Treasury Department Circular, 13 August 1791
Treasury Department Circular1
Philadelphia Augt. 13. 1791.
Dear Sir
Some investigations in which I am engaged induce a wish to be able to form as accurate an idea as can be obtained of the usual product in proportion to the value of cultivated lands in different parts of the United States.
As I am persuaded no person can better assist me in this object than yourself, I take the liberty to ask the favor of your assistance.
It has occurred to me that if the actual product on cultivated farms of middling quality could be ascertained with tolerable precision, it might afford as good a rule, by which to judge as the nature of the thing admits of.
With this view I have prepared a form with a number of Columns under heads specifying the different kinds of produce usual in your quarter in order that they may be filled in each case according to the fact and as the nature of each head shall require.2
There are besides some additional Columns which respect the Total value of the farm and the different kinds of Land of which it consists.
The value of the farm must be determined not by what it would fetch in Cash on a forced or sudden sale, but by what it would sell for at a reasonable and usual credit or perhaps by what the opinion of the neighbourhood would compute to be its true value.

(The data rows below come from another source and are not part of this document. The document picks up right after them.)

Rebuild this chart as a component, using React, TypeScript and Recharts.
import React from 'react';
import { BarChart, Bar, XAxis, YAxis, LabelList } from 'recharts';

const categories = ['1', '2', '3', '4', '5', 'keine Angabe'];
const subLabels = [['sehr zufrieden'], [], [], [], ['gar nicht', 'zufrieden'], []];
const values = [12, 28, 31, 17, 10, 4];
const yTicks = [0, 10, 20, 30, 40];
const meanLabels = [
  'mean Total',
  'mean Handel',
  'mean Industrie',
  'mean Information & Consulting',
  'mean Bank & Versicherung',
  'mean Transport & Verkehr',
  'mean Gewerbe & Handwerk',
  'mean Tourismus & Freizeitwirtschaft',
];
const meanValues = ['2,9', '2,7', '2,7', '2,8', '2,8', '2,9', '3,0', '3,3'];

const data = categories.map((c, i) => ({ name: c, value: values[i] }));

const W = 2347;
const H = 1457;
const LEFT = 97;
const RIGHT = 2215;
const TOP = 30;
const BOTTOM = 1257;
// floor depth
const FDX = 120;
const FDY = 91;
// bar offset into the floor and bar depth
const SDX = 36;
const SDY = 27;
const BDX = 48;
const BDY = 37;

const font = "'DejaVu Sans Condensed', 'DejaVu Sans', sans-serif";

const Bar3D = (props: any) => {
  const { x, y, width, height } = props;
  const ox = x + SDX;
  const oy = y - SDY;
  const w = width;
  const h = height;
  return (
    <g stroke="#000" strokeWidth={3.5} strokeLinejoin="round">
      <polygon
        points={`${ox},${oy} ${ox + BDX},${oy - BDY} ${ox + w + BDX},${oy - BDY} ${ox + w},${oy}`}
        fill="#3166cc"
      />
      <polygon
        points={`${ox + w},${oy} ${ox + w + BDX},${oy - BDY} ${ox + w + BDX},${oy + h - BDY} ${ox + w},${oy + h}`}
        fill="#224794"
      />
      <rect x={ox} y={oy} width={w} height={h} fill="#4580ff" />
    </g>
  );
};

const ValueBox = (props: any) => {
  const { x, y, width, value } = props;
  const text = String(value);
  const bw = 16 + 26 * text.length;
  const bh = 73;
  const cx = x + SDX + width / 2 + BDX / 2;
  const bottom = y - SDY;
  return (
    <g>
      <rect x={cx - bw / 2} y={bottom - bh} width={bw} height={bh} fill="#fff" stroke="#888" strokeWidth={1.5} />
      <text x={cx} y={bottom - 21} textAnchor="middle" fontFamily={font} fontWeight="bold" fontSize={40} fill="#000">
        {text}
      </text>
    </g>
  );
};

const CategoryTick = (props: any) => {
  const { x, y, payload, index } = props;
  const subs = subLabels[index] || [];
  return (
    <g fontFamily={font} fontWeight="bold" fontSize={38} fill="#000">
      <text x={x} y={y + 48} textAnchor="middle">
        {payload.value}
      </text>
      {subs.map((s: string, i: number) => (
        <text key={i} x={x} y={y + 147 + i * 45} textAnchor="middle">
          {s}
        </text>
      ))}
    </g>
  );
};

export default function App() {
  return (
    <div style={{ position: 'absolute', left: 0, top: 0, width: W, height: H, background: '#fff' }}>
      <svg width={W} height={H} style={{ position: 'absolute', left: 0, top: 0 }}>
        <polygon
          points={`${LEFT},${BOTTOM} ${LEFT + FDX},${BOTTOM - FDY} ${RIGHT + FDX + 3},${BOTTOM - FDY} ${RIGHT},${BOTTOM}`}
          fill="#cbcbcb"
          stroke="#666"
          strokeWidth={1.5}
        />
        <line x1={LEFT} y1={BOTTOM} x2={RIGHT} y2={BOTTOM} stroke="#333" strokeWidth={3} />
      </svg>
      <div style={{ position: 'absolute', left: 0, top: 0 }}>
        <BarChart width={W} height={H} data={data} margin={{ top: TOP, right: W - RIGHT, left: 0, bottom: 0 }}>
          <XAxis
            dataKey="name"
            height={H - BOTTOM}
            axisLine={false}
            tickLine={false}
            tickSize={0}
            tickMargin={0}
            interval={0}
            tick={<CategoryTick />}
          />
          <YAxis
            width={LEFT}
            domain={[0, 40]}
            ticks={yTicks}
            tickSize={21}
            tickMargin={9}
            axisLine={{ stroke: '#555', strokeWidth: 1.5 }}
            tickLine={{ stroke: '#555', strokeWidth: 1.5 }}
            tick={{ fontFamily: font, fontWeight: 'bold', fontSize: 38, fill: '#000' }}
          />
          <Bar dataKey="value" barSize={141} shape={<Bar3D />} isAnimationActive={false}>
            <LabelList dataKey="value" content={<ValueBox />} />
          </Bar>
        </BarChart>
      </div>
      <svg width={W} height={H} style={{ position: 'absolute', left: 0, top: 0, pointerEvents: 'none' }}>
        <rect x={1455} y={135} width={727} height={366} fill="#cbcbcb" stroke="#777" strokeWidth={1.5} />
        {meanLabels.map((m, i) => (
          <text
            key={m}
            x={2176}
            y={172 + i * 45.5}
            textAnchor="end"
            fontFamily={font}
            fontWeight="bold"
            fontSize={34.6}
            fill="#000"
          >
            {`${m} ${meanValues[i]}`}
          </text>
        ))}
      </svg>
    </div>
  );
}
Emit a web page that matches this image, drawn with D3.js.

The quantity of each kind of land must conform to the actual quantity in cultivation at the time for which the product is taken.
It is submitted to your judgment according to circumstances whether to determine the product by the average of a series of years, three or more, or by what has been considered as a year of middling fertility.
The price ought to express the value of each Article on the farm. Perhaps to determine this there is no better rule than to deduct the expence of transportation from the price at the nearest usual market. The high price of an extraordinary year would not be a proper criterion; but that which is deemed by intelligent and reasonable farmers a good saving price.
If not inconvenient to you to execute my present request, you will add to the favour by explaining in each case the rule by which you have proceeded; and if it would not be attended with too much trouble the extension of the inquiry to two or three different farms would be satisfactory.
In a matter with which I am not very familiar, it is possible I may have omitted circumstances of importance to the object of my inquiry. The supplying of such omissions will be particularly acceptable.
As whatever comes from the Treasury is apt to be suspected of having referrence to some scheme of taxation, it is my wish that the knowlege of this request may be confined to yourself. And I think it not amiss to add that in truth it has not the most remote referrence to any such purpose.
With great consideration & esteem I remain Sir Your Obedt. servant
Alexander Hamilton
LS, Massachusetts Historical Society, Boston; LS, Historical Society of Pennsylvania, Philadelphia; LS, Mr. John E. Meals, Seattle; LS, Carnegie Library of Pittsburgh, Pennsylvania.
1. H sent this letter to at least five individuals. See Richard Peters to H, August 27, 1791; Henry Wynkoop to H, August 29, 1791; Timothy Pickering to H, October 13, 1791; John Neville to H, October 27, 1791; John Beale Bordley to H, November 11, 1791.
H presumably sent this letter to obtain information for use in his “Report on the Subject of Manufactures,” December 5, 1791. Copies of some of the answers received by H to this letter are in the George Washington Papers, Library of Congress. On June 18–21, 1792, Washington wrote to Arthur Young, the English agricultural reformer: “On applying to Colo. Hamilton for the statement mentioned in Mr. [Richard] Peters’ letter he put into my hands, together with the statement, several communications which were made to him last year by some of the most respectable farmers in this part of the Country, in consequence of an application from him for information on certain points respecting farms, And as they appeared to contain some matters worth attention I had them copied, and they are also enclosed” ( , XXXII, 71). For Peters’s statement, see Peters to H, August 27, 1791.
2. D, Massachusetts Historical Society, Boston.